**Data segment**.
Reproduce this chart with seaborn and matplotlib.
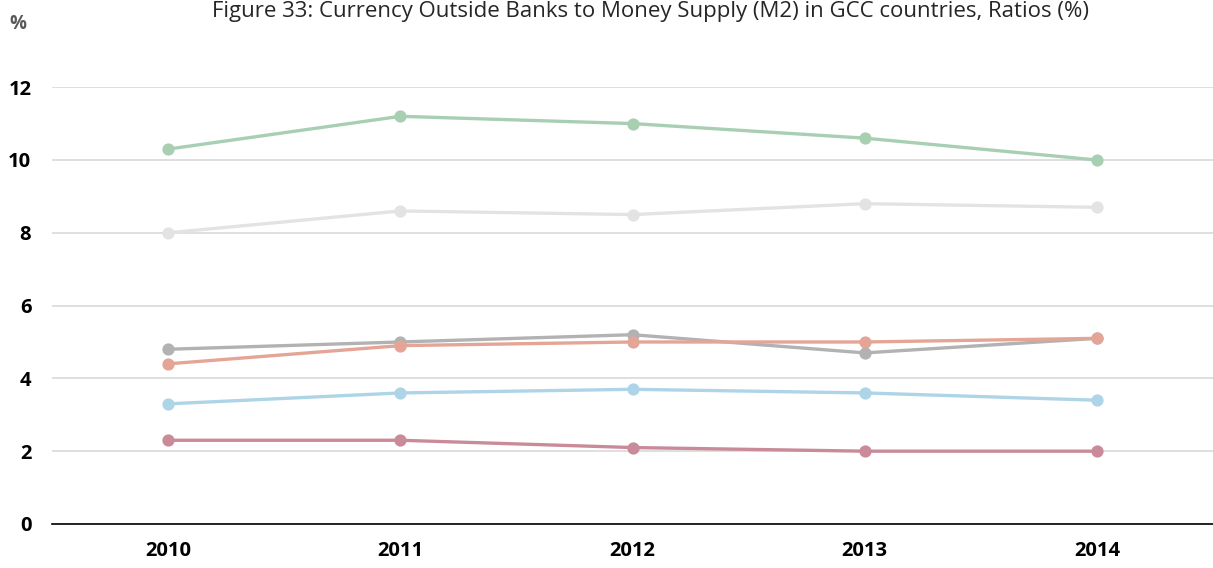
import pandas as pd
import matplotlib.pyplot as plt
import seaborn as sns

sns.set_style("white")
plt.rcParams["font.family"] = ["Open Sans", "DejaVu Sans"]

# DATA
# ====================================
years = ["2010", "2011", "2012", "2013", "2014"]
series_names = ["Series A", "Series B", "Series C", "Series D", "Series E", "Series F"]
green = [10.3, 11.2, 11.0, 10.6, 10.0]
light_grey = [8.0, 8.6, 8.5, 8.8, 8.7]
grey = [4.8, 5.0, 5.2, 4.7, 5.1]
salmon = [4.4, 4.9, 5.0, 5.0, 5.1]
blue = [3.3, 3.6, 3.7, 3.6, 3.4]
mauve = [2.3, 2.3, 2.1, 2.0, 2.0]
colors = ["#A8CFB2", "#E3E3E3", "#B2B2B2", "#E5A596", "#AED4E7", "#C98B99"]

values = [green, light_grey, grey, salmon, blue, mauve]
rows = []
for name, vals in zip(series_names, values):
    for y, v in zip(years, vals):
        rows.append({"year": y, "series": name, "value": v})
df = pd.DataFrame(rows)

# PLOT
# ====================================
fig = plt.figure(figsize=(12.13, 5.68), dpi=100)
ax = fig.add_axes([0.043, 0.0775, 0.957, 0.769])

sns.pointplot(data=df, x="year", y="value", hue="series", order=years,
              hue_order=series_names, palette=colors, errorbar=None,
              markers="o", linestyles="-", markersize=7, linewidth=2.4,
              legend=False, ax=ax)

ax.set_xlim(-0.5, 4.5)
ax.set_ylim(0, 12)
ax.set_yticks([0, 2, 4, 6, 8, 10, 12])
ax.yaxis.grid(True, color="#D9D9D9", linewidth=1.2)
ax.set_axisbelow(True)
for s in ["top", "right", "left"]:
    ax.spines[s].set_visible(False)
ax.spines["bottom"].set_color("black")
ax.spines["bottom"].set_linewidth(1.2)
ax.tick_params(axis="both", length=0, labelsize=14.5, labelcolor="black")
ax.tick_params(axis="y", pad=15)
ax.tick_params(axis="x", pad=12)
for lab in ax.get_xticklabels() + ax.get_yticklabels():
    lab.set_fontweight("bold")
ax.set_xlabel("")
ax.set_ylabel("")

fig.text(0.536, 0.999, "Figure 33: Currency Outside Banks to Money Supply (M2) in GCC countries, Ratios (%)",
         ha="center", va="top", fontsize=16, color="#262626")
fig.text(0.008, 0.958, "%", ha="left", va="center", fontsize=13.5,
         fontweight="bold", color="#595959")

plt.savefig("out.png", dpi=100)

**Prompt**. Leave the pictures out and please restate exactly the lines running from the start of the material through the one with "legend=False, ax=ax)".

**Output of the exercise**.
Reproduce this chart with seaborn and matplotlib.
import pandas as pd
import matplotlib.pyplot as plt
import seaborn as sns

sns.set_style("white")
plt.rcParams["font.family"] = ["Open Sans", "DejaVu Sans"]

# DATA
# ====================================
years = ["2010", "2011", "2012", "2013", "2014"]
series_names = ["Series A", "Series B", "Series C", "Series D", "Series E", "Series F"]
green = [10.3, 11.2, 11.0, 10.6, 10.0]
light_grey = [8.0, 8.6, 8.5, 8.8, 8.7]
grey = [4.8, 5.0, 5.2, 4.7, 5.1]
salmon = [4.4, 4.9, 5.0, 5.0, 5.1]
blue = [3.3, 3.6, 3.7, 3.6, 3.4]
mauve = [2.3, 2.3, 2.1, 2.0, 2.0]
colors = ["#A8CFB2", "#E3E3E3", "#B2B2B2", "#E5A596", "#AED4E7", "#C98B99"]

values = [green, light_grey, grey, salmon, blue, mauve]
rows = []
for name, vals in zip(series_names, values):
    for y, v in zip(years, vals):
        rows.append({"year": y, "series": name, "value": v})
df = pd.DataFrame(rows)

# PLOT
# ====================================
fig = plt.figure(figsize=(12.13, 5.68), dpi=100)
ax = fig.add_axes([0.043, 0.0775, 0.957, 0.769])

sns.pointplot(data=df, x="year", y="value", hue="series", order=years,
              hue_order=series_names, palette=colors, errorbar=None,
              markers="o", linestyles="-", markersize=7, linewidth=2.4,
              legend=False, ax=ax)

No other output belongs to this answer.